▶ _OBJECTIVE_
Restate the whole of the material. Keep every word, and drop the pictures.

·····

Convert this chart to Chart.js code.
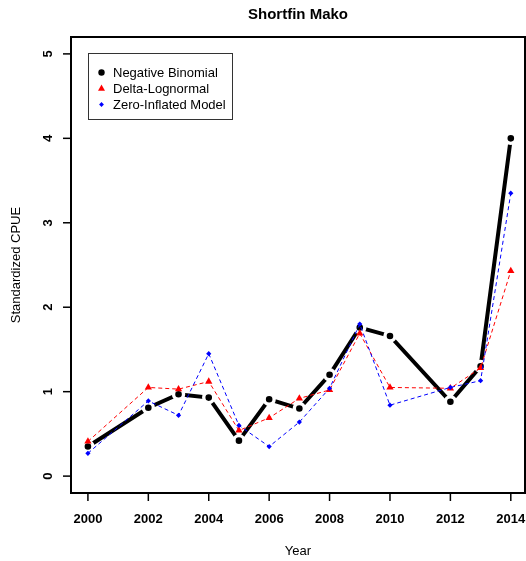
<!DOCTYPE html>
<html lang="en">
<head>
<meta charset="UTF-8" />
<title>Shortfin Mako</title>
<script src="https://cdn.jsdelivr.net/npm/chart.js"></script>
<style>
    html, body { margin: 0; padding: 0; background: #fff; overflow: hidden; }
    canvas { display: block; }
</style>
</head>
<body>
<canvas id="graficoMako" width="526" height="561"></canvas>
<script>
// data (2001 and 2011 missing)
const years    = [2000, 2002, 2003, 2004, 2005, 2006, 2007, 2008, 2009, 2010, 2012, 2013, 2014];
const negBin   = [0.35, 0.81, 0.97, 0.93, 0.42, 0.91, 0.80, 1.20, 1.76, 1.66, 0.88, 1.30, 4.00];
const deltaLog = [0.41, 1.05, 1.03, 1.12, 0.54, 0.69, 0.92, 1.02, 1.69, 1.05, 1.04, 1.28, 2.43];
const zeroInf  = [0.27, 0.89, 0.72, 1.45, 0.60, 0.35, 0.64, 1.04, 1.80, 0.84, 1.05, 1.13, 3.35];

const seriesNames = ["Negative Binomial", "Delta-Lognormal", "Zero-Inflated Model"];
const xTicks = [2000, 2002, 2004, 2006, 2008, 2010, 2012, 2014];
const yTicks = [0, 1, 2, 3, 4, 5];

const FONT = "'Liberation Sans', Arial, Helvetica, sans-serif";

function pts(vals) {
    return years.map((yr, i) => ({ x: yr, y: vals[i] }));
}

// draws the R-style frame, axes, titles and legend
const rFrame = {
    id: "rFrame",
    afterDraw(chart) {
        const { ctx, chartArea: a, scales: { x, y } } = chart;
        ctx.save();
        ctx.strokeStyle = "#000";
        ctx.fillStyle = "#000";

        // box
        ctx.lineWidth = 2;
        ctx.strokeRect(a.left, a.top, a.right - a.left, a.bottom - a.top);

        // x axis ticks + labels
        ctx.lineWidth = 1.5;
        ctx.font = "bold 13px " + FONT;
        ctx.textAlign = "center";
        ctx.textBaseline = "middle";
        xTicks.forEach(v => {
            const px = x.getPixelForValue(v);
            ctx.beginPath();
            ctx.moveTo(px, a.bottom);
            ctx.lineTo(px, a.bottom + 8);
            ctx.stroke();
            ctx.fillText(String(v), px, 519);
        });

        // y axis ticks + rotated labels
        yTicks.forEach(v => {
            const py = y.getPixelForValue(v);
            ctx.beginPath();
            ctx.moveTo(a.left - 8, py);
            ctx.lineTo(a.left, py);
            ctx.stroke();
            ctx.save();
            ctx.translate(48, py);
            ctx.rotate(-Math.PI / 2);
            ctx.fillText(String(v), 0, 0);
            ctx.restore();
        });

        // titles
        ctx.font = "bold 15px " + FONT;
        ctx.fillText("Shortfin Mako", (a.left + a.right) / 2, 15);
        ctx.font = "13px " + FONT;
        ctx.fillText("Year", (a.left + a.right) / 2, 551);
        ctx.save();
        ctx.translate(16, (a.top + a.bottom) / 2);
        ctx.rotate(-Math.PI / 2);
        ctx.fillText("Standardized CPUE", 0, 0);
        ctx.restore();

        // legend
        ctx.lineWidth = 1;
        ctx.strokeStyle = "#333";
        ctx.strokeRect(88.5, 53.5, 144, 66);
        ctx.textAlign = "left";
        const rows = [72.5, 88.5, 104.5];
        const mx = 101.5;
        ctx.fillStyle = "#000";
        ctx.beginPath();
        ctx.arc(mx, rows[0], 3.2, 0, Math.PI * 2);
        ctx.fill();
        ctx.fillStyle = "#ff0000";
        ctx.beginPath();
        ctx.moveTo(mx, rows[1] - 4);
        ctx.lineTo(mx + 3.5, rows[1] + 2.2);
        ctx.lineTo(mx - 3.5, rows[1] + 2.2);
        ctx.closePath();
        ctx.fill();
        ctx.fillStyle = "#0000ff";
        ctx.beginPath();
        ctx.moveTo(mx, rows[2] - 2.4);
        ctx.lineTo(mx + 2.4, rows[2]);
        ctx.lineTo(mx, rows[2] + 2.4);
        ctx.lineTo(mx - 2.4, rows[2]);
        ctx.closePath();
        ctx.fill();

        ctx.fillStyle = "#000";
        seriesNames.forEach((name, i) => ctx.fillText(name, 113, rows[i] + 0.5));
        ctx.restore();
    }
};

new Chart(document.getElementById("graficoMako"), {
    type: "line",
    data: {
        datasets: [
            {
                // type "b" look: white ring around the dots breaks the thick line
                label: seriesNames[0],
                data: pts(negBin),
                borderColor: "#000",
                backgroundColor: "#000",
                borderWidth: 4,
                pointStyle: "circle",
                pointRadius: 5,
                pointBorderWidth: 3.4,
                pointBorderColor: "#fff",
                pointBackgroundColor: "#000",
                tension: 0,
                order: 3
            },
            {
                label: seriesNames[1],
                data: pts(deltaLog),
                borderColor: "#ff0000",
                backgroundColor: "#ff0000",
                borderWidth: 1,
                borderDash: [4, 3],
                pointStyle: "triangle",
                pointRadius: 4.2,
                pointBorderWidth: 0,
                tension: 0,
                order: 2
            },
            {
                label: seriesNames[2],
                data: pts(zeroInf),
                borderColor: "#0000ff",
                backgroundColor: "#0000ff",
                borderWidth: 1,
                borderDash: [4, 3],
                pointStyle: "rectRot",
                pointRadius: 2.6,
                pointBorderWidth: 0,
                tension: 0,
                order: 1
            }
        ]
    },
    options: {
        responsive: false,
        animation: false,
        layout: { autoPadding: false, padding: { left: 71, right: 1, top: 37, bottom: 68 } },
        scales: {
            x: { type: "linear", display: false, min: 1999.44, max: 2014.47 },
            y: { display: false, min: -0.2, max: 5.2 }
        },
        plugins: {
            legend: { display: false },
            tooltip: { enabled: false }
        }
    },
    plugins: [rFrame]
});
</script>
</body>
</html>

·····

▶ _SOLUTION BELOW_
Convert this chart to Chart.js code.
<!DOCTYPE html>
<html lang="en">
<head>
<meta charset="UTF-8" />
<title>Shortfin Mako</title>
<script src="https://cdn.jsdelivr.net/npm/chart.js"></script>
<style>
    html, body { margin: 0; padding: 0; background: #fff; overflow: hidden; }
    canvas { display: block; }
</style>
</head>
<body>
<canvas id="graficoMako" width="526" height="561"></canvas>
<script>
// data (2001 and 2011 missing)
const years    = [2000, 2002, 2003, 2004, 2005, 2006, 2007, 2008, 2009, 2010, 2012, 2013, 2014];
const negBin   = [0.35, 0.81, 0.97, 0.93, 0.42, 0.91, 0.80, 1.20, 1.76, 1.66, 0.88, 1.30, 4.00];
const deltaLog = [0.41, 1.05, 1.03, 1.12, 0.54, 0.69, 0.92, 1.02, 1.69, 1.05, 1.04, 1.28, 2.43];
const zeroInf  = [0.27, 0.89, 0.72, 1.45, 0.60, 0.35, 0.64, 1.04, 1.80, 0.84, 1.05, 1.13, 3.35];

const seriesNames = ["Negative Binomial", "Delta-Lognormal", "Zero-Inflated Model"];
const xTicks = [2000, 2002, 2004, 2006, 2008, 2010, 2012, 2014];
const yTicks = [0, 1, 2, 3, 4, 5];

const FONT = "'Liberation Sans', Arial, Helvetica, sans-serif";

function pts(vals) {
    return years.map((yr, i) => ({ x: yr, y: vals[i] }));
}

// draws the R-style frame, axes, titles and legend
const rFrame = {
    id: "rFrame",
    afterDraw(chart) {
        const { ctx, chartArea: a, scales: { x, y } } = chart;
        ctx.save();
        ctx.strokeStyle = "#000";
        ctx.fillStyle = "#000";

        // box
        ctx.lineWidth = 2;
        ctx.strokeRect(a.left, a.top, a.right - a.left, a.bottom - a.top);

        // x axis ticks + labels
        ctx.lineWidth = 1.5;
        ctx.font = "bold 13px " + FONT;
        ctx.textAlign = "center";
        ctx.textBaseline = "middle";
        xTicks.forEach(v => {
            const px = x.getPixelForValue(v);
            ctx.beginPath();
            ctx.moveTo(px, a.bottom);
            ctx.lineTo(px, a.bottom + 8);
            ctx.stroke();
            ctx.fillText(String(v), px, 519);
        });

        // y axis ticks + rotated labels
        yTicks.forEach(v => {
            const py = y.getPixelForValue(v);
            ctx.beginPath();
            ctx.moveTo(a.left - 8, py);
            ctx.lineTo(a.left, py);
            ctx.stroke();
            ctx.save();
            ctx.translate(48, py);
            ctx.rotate(-Math.PI / 2);
            ctx.fillText(String(v), 0, 0);
            ctx.restore();
        });

        // titles
        ctx.font = "bold 15px " + FONT;
        ctx.fillText("Shortfin Mako", (a.left + a.right) / 2, 15);
        ctx.font = "13px " + FONT;
        ctx.fillText("Year", (a.left + a.right) / 2, 551);
        ctx.save();
        ctx.translate(16, (a.top + a.bottom) / 2);
        ctx.rotate(-Math.PI / 2);
        ctx.fillText("Standardized CPUE", 0, 0);
        ctx.restore();

        // legend
        ctx.lineWidth = 1;
        ctx.strokeStyle = "#333";
        ctx.strokeRect(88.5, 53.5, 144, 66);
        ctx.textAlign = "left";
        const rows = [72.5, 88.5, 104.5];
        const mx = 101.5;
        ctx.fillStyle = "#000";
        ctx.beginPath();
        ctx.arc(mx, rows[0], 3.2, 0, Math.PI * 2);
        ctx.fill();
        ctx.fillStyle = "#ff0000";
        ctx.beginPath();
        ctx.moveTo(mx, rows[1] - 4);
        ctx.lineTo(mx + 3.5, rows[1] + 2.2);
        ctx.lineTo(mx - 3.5, rows[1] + 2.2);
        ctx.closePath();
        ctx.fill();
        ctx.fillStyle = "#0000ff";
        ctx.beginPath();
        ctx.moveTo(mx, rows[2] - 2.4);
        ctx.lineTo(mx + 2.4, rows[2]);
        ctx.lineTo(mx, rows[2] + 2.4);
        ctx.lineTo(mx - 2.4, rows[2]);
        ctx.closePath();
        ctx.fill();

        ctx.fillStyle = "#000";
        seriesNames.forEach((name, i) => ctx.fillText(name, 113, rows[i] + 0.5));
        ctx.restore();
    }
};

new Chart(document.getElementById("graficoMako"), {
    type: "line",
    data: {
        datasets: [
            {
                // type "b" look: white ring around the dots breaks the thick line
                label: seriesNames[0],
                data: pts(negBin),
                borderColor: "#000",
                backgroundColor: "#000",
                borderWidth: 4,
                pointStyle: "circle",
                pointRadius: 5,
                pointBorderWidth: 3.4,
                pointBorderColor: "#fff",
                pointBackgroundColor: "#000",
                tension: 0,
                order: 3
            },
            {
                label: seriesNames[1],
                data: pts(deltaLog),
                borderColor: "#ff0000",
                backgroundColor: "#ff0000",
                borderWidth: 1,
                borderDash: [4, 3],
                pointStyle: "triangle",
                pointRadius: 4.2,
                pointBorderWidth: 0,
                tension: 0,
                order: 2
            },
            {
                label: seriesNames[2],
                data: pts(zeroInf),
                borderColor: "#0000ff",
                backgroundColor: "#0000ff",
                borderWidth: 1,
                borderDash: [4, 3],
                pointStyle: "rectRot",
                pointRadius: 2.6,
                pointBorderWidth: 0,
                tension: 0,
                order: 1
            }
        ]
    },
    options: {
        responsive: false,
        animation: false,
        layout: { autoPadding: false, padding: { left: 71, right: 1, top: 37, bottom: 68 } },
        scales: {
            x: { type: "linear", display: false, min: 1999.44, max: 2014.47 },
            y: { display: false, min: -0.2, max: 5.2 }
        },
        plugins: {
            legend: { display: false },
            tooltip: { enabled: false }
        }
    },
    plugins: [rFrame]
});
</script>
</body>
</html>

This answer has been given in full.